Data:

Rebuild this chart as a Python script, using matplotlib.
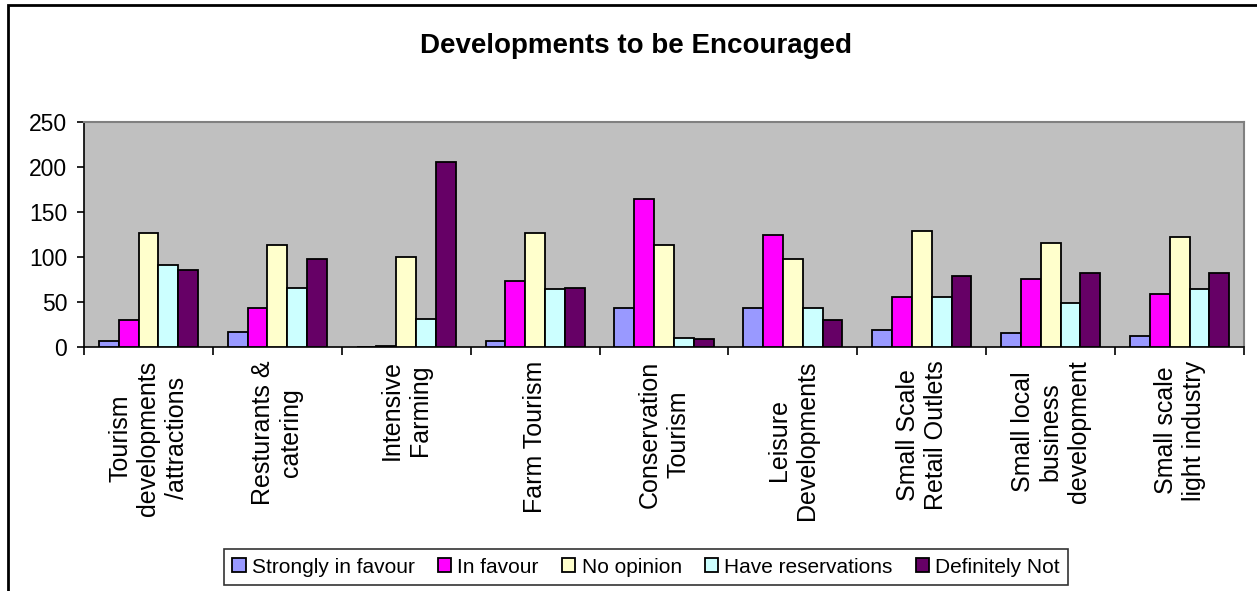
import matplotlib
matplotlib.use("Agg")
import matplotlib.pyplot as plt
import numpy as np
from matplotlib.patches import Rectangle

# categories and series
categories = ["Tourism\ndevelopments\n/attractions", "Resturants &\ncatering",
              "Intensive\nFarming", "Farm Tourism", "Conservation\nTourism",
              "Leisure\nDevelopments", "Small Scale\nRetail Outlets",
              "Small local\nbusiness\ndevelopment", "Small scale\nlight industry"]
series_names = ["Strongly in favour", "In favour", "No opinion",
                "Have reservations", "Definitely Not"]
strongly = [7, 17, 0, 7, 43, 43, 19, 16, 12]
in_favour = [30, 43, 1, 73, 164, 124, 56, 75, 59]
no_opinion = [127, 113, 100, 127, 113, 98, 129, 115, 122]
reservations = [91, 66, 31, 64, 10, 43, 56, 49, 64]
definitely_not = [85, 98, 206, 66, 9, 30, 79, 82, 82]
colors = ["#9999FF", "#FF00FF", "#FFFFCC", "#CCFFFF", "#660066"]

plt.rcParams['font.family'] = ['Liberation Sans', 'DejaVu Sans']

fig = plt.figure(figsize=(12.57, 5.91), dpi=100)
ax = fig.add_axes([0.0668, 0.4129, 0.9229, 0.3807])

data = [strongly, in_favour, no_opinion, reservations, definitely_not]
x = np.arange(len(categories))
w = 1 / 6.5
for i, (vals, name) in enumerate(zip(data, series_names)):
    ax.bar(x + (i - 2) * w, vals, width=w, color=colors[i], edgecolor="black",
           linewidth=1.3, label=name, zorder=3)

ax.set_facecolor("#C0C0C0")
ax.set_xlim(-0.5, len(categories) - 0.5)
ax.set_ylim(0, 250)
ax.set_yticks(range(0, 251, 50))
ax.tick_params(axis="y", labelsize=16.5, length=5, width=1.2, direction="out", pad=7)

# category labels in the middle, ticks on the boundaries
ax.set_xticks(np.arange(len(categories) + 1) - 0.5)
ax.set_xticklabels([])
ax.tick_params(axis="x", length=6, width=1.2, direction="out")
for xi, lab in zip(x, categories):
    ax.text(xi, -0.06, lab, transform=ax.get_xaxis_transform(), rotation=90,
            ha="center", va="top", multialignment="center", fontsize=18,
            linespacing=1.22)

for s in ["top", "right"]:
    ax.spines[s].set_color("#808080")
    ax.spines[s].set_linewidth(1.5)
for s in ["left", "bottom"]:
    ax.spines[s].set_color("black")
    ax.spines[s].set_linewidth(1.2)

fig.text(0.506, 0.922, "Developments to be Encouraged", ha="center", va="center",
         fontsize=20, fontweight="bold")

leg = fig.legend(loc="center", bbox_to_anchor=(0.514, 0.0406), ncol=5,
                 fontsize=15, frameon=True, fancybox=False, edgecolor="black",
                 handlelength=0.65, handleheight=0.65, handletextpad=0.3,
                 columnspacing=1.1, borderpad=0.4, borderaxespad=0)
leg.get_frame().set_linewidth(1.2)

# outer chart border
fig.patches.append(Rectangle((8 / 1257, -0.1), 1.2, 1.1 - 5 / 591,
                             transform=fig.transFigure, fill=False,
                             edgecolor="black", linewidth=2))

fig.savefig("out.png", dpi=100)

What you are asked to do: Retype everything in the material word for word, minus pictures.

The answer:
Rebuild this chart as a Python script, using matplotlib.
import matplotlib
matplotlib.use("Agg")
import matplotlib.pyplot as plt
import numpy as np
from matplotlib.patches import Rectangle

# categories and series
categories = ["Tourism\ndevelopments\n/attractions", "Resturants &\ncatering",
              "Intensive\nFarming", "Farm Tourism", "Conservation\nTourism",
              "Leisure\nDevelopments", "Small Scale\nRetail Outlets",
              "Small local\nbusiness\ndevelopment", "Small scale\nlight industry"]
series_names = ["Strongly in favour", "In favour", "No opinion",
                "Have reservations", "Definitely Not"]
strongly = [7, 17, 0, 7, 43, 43, 19, 16, 12]
in_favour = [30, 43, 1, 73, 164, 124, 56, 75, 59]
no_opinion = [127, 113, 100, 127, 113, 98, 129, 115, 122]
reservations = [91, 66, 31, 64, 10, 43, 56, 49, 64]
definitely_not = [85, 98, 206, 66, 9, 30, 79, 82, 82]
colors = ["#9999FF", "#FF00FF", "#FFFFCC", "#CCFFFF", "#660066"]

plt.rcParams['font.family'] = ['Liberation Sans', 'DejaVu Sans']

fig = plt.figure(figsize=(12.57, 5.91), dpi=100)
ax = fig.add_axes([0.0668, 0.4129, 0.9229, 0.3807])

data = [strongly, in_favour, no_opinion, reservations, definitely_not]
x = np.arange(len(categories))
w = 1 / 6.5
for i, (vals, name) in enumerate(zip(data, series_names)):
    ax.bar(x + (i - 2) * w, vals, width=w, color=colors[i], edgecolor="black",
           linewidth=1.3, label=name, zorder=3)

ax.set_facecolor("#C0C0C0")
ax.set_xlim(-0.5, len(categories) - 0.5)
ax.set_ylim(0, 250)
ax.set_yticks(range(0, 251, 50))
ax.tick_params(axis="y", labelsize=16.5, length=5, width=1.2, direction="out", pad=7)

# category labels in the middle, ticks on the boundaries
ax.set_xticks(np.arange(len(categories) + 1) - 0.5)
ax.set_xticklabels([])
ax.tick_params(axis="x", length=6, width=1.2, direction="out")
for xi, lab in zip(x, categories):
    ax.text(xi, -0.06, lab, transform=ax.get_xaxis_transform(), rotation=90,
            ha="center", va="top", multialignment="center", fontsize=18,
            linespacing=1.22)

for s in ["top", "right"]:
    ax.spines[s].set_color("#808080")
    ax.spines[s].set_linewidth(1.5)
for s in ["left", "bottom"]:
    ax.spines[s].set_color("black")
    ax.spines[s].set_linewidth(1.2)

fig.text(0.506, 0.922, "Developments to be Encouraged", ha="center", va="center",
         fontsize=20, fontweight="bold")

leg = fig.legend(loc="center", bbox_to_anchor=(0.514, 0.0406), ncol=5,
                 fontsize=15, frameon=True, fancybox=False, edgecolor="black",
                 handlelength=0.65, handleheight=0.65, handletextpad=0.3,
                 columnspacing=1.1, borderpad=0.4, borderaxespad=0)
leg.get_frame().set_linewidth(1.2)

# outer chart border
fig.patches.append(Rectangle((8 / 1257, -0.1), 1.2, 1.1 - 5 / 591,
                             transform=fig.transFigure, fill=False,
                             edgecolor="black", linewidth=2))

fig.savefig("out.png", dpi=100)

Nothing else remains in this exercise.